Jakarta – Calon Wakil Presiden (Cawapres) nomor urut 3, Mahfud MD, berjanji akan memperjuangkan kaum buruh. Bukan hanya buruh yang bekerja di perusahaan, tetapi juga buruh-buruh yang ada di perdesaan, khususnya buruh ibu-ibu.
“Jadi bicara buruh, bukan hanya yang di kantor-kantor atau perusahaan resmi, di situ juga banyak masalah, tapi juga kaum buruh yang ibu-ibu di perdesaan,” ujarnya di acara “Tabrak Prof!” di Bento Kopi, Kota Bandar Lampung, Lampung, Kamis malam (25/1/2024).
Biasanya buruh ibu-ibu yang di perdesaan, kata Mahfud, bekerja mati-matian tapi gajinya tidak jelas. Dia mencontohkan buruh ibu-ibu yang bekerja di sektor perkebunan.
“Karena gajinya kecil, kadang sehari hanya 30.000 rupiah, kadang-kadang dibayar, kadang-kadang tidak,” paparnya.
Buruh ibu-ibu ini, lanjut Mahfud, terpaksa bekerja dan menerima pembayaran kecil tersebut disebabkan tidak adanya pekerjaan lain.
“Nah yang begini-begini juga nanti akan diatur, apalagi buruh-buruh yang bekerja di perusahaan-perusahaan resmi. Sudah menjadi program kami, Ganjar-Mahfud, sudah tercatat di 21 program yang kami akan lakukan,” jelasnya.
Sebelumnya, Tim Pemenangan Nasional (TPN) Ganjar-Mahfud pernah menyampaikan bahwa akan mengkaji ulang Peraturan Pemerintah (PP) Nomor 51 Tahun 2023 tentang Pengupahan atau PP Upah. Menurut kajian TPN, pengaturan pengupahan di PP tersebut kurang berpihak pada kaum buruh.
Sekretaris Eksekutif TPN Ganjar-Mahfud, Heru Dewanto, sebelumnya mengatakan PP Upah menyangkut persoalan hajat hidup orang banyak. Apabila suatu peraturan merugikan banyak pihak, kata Heru, pasangan Ganjar-Mahfud tidak akan segan-segan mengkaji ulang dan memperbaikinya.

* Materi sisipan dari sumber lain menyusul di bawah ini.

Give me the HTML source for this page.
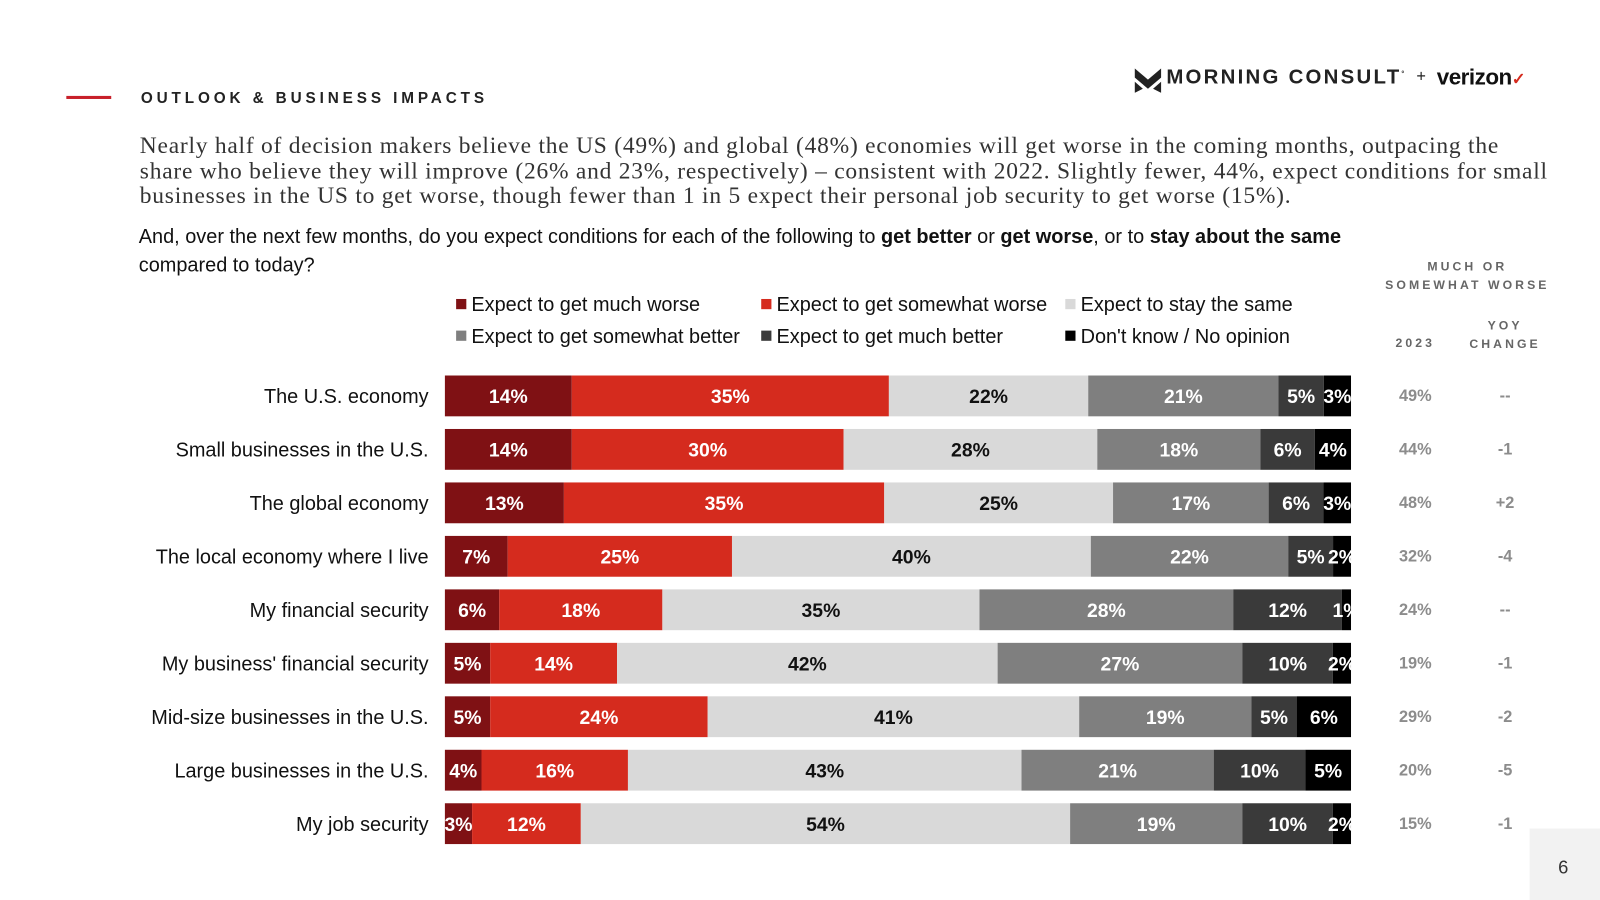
<!DOCTYPE html>
<html><head><meta charset="utf-8"><style>
body{margin:0;width:1600px;height:900px;background:#fff;position:relative;overflow:hidden;font-family:"Liberation Sans",Arial,sans-serif}
#wrap{position:absolute;left:0;top:0;width:1568px;height:882px;transform:scale(1.0204);transform-origin:0 0}
.abs{position:absolute}
</style></head><body>
<div id="wrap">
<div class="abs" style="left:65px;top:94px;width:44px;height:3px;background:#c8202a"></div>
<div class="abs" style="left:138px;top:88px;font-size:15px;letter-spacing:3.8px;color:#222;font-weight:bold">OUTLOOK &amp; BUSINESS IMPACTS</div>
<div class="abs" style="left:1112px;top:64px;width:400px;height:28px">
<svg width="26" height="24" style="position:absolute;left:0;top:3px"><path d="M0 0 L13 11 L26 0 L26 9 L13 20 L0 9Z" fill="#222"/><path d="M0 13 L8 20 L0 24Z M26 13 L18 20 L26 24Z" fill="#222"/></svg>
<span style="position:absolute;left:31px;top:1px;font-size:20px;font-weight:bold;letter-spacing:2.2px;color:#222">MORNING CONSULT<sup style="font-size:7px">°</sup></span>
<span style="position:absolute;left:276px;top:3px;font-size:16px;color:#222">+</span>
<span style="position:absolute;left:296px;top:-1px;font-size:22px;font-weight:bold;color:#111;letter-spacing:-0.5px">verizon<span style="color:#d52b1e;font-size:16px">✓</span></span>
</div>
<div class="abs" style="left:137px;top:131px;white-space:nowrap;font-family:'Liberation Serif',serif;font-size:23px;letter-spacing:0.75px;line-height:24.5px;color:#333">Nearly half of decision makers believe the US (49%) and global (48%) economies will get worse in the coming months, outpacing the<br>share who believe they will improve (26% and 23%, respectively) – consistent with 2022. Slightly fewer, 44%, expect conditions for small<br>businesses in the US to get worse, though fewer than 1 in 5 expect their personal job security to get worse (15%).</div>
<div class="abs" style="left:136px;top:218px;white-space:nowrap;font-size:19.5px;line-height:28px;color:#111">And, over the next few months, do you expect conditions for each of the following to <b>get better</b> or <b>get worse</b>, or to <b>stay about the same</b><br>compared to today?</div>
<div class="abs" style="left:1340px;top:252px;width:196px;text-align:center;font-size:12px;font-weight:bold;letter-spacing:3px;line-height:18px;color:#666">MUCH OR<br>SOMEWHAT WORSE</div>
<div class="abs" style="left:1360px;top:329px;width:54px;text-align:center;font-size:12px;font-weight:bold;letter-spacing:3px;color:#666">2023</div>
<div class="abs" style="left:1430px;top:310px;width:90px;text-align:center;font-size:12px;font-weight:bold;letter-spacing:3px;line-height:18px;color:#666">YOY<br>CHANGE</div>
<div class="abs" style="left:1499px;top:812px;width:70px;height:70px;background:#f2f2f2"></div>
<div class="abs" style="left:1527px;top:840px;font-size:18px;color:#333">6</div>
<svg id="chart" class="abs" style="left:0;top:0" width="1568" height="882"></svg>
</div>
<script>
const categories=["The U.S. economy","Small businesses in the U.S.","The global economy","The local economy where I live","My financial security","My business' financial security","Mid-size businesses in the U.S.","Large businesses in the U.S.","My job security"];
const seriesNames=["Expect to get much worse","Expect to get somewhat worse","Expect to stay the same","Expect to get somewhat better","Expect to get much better","Don't know / No opinion"];
const muchWorse=[14,14,13,7,6,5,5,4,3];
const somewhatWorse=[35,30,35,25,18,14,24,16,12];
const staySame=[22,28,25,40,35,42,41,43,54];
const somewhatBetter=[21,18,17,22,28,27,19,21,19];
const muchBetter=[5,6,6,5,12,10,5,10,10];
const dontKnow=[3,4,3,2,1,2,6,5,2];
const worse2023=["49%","44%","48%","32%","24%","19%","29%","20%","15%"];
const yoyChange=["--","-1","+2","-4","--","-1","-2","-5","-1"];
const series=[muchWorse,somewhatWorse,staySame,somewhatBetter,muchBetter,dontKnow];
const colors=["#7f1114","#d52b1e","#d9d9d9","#7f7f7f","#3a3a3a","#000000"];
const textColors=["#fff","#fff","#111","#fff","#fff","#fff"];
const NS="http://www.w3.org/2000/svg";
const svg=document.getElementById('chart');
const x0=436,x1=1324,y0=388,rowH=52.4,barH=40;
const xs=(v,tot)=>x0+(x1-x0)*v/tot;
const ys=i=>y0+i*rowH;
function mk(tag,attrs){const e=document.createElementNS(NS,tag);for(const k in attrs)e.setAttribute(k,attrs[k]);svg.appendChild(e);return e;}
const defs=mk('defs',{});
const cp=document.createElementNS(NS,'clipPath');cp.setAttribute('id','clip');
const cr=document.createElementNS(NS,'rect');cr.setAttribute('x',x0);cr.setAttribute('y',0);cr.setAttribute('width',x1-x0);cr.setAttribute('height',900);
cp.appendChild(cr);defs.appendChild(cp);
const legX=[447,746,1044],legY=[298,329];
seriesNames.forEach((n,s)=>{
  const lx=legX[s%3],ly=legY[Math.floor(s/3)];
  const r=mk('rect',{x:lx,y:ly-5,width:10,height:10,fill:colors[s]});
  
  
  const t=mk('text',{x:lx+15,y:ly+7,'font-size':19.5,fill:'#111'});t.textContent=n;
  
  
});
categories.forEach((c,i)=>{
  const y=ys(i);
  const t=mk('text',{x:420,y:y+7,'font-size':19.5,fill:'#111','text-anchor':'end'});t.textContent=c;
  
  
  const tot=series.reduce((a,s)=>a+s[i],0);
  let acc=0;
  series.forEach((s,k)=>{
    const v=s[i];const xa=xs(acc,tot),xb=xs(acc+v,tot);
    const r=mk('rect',{x:xa,y:y-barH/2,width:xb-xa,height:barH,fill:colors[k]});
    
    
    const lt=mk('text',{x:(xa+xb)/2,y:y+7,'font-size':19,'font-weight':'bold',fill:textColors[k],'text-anchor':'middle','clip-path':'url(#clip)'});
    lt.textContent=v+'%';
    
    
    acc+=v;
  });
  const a=mk('text',{x:1387,y:y+5,'font-size':16,'font-weight':'bold',fill:'#8c8c8c','text-anchor':'middle'});a.textContent=worse2023[i];
  
  
  const b=mk('text',{x:1475,y:y+5,'font-size':16,'font-weight':'bold',fill:'#8c8c8c','text-anchor':'middle'});b.textContent=yoyChange[i];
  
  
});
</script>
</body></html>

“Skema upah mestinya berfokus pada realita kebutuhan pekerja. Pekerja harus diakomodasi dengan upah mencukupi sehingga bisa menjalani kehidupan yang layak, bukan sebatas untuk bertahan hidup dan memberikan peluang buruh untuk meningkatkan kualitas hidupnya,” tandas Heru.
PP Upah, dijelaskan Heru, hanya memungkinkan upah buruh naik kurang dari 9 persen. Saat Ganjar Pranowo menjabat Gubernur Jawa Tengah (Jateng), hanya Ganjar satu-satunya gubernur yang menolak PP Upah.
Menurut Heru, Ganjar beranggapan PP Upah tidak adil. Kendati demikian, Ganjar-Mahfud tidak mengesampingkan pandangan pengusaha. Dengan begini, maka kesejahteraan pekerja terjamin dengan upah yang mencukupi.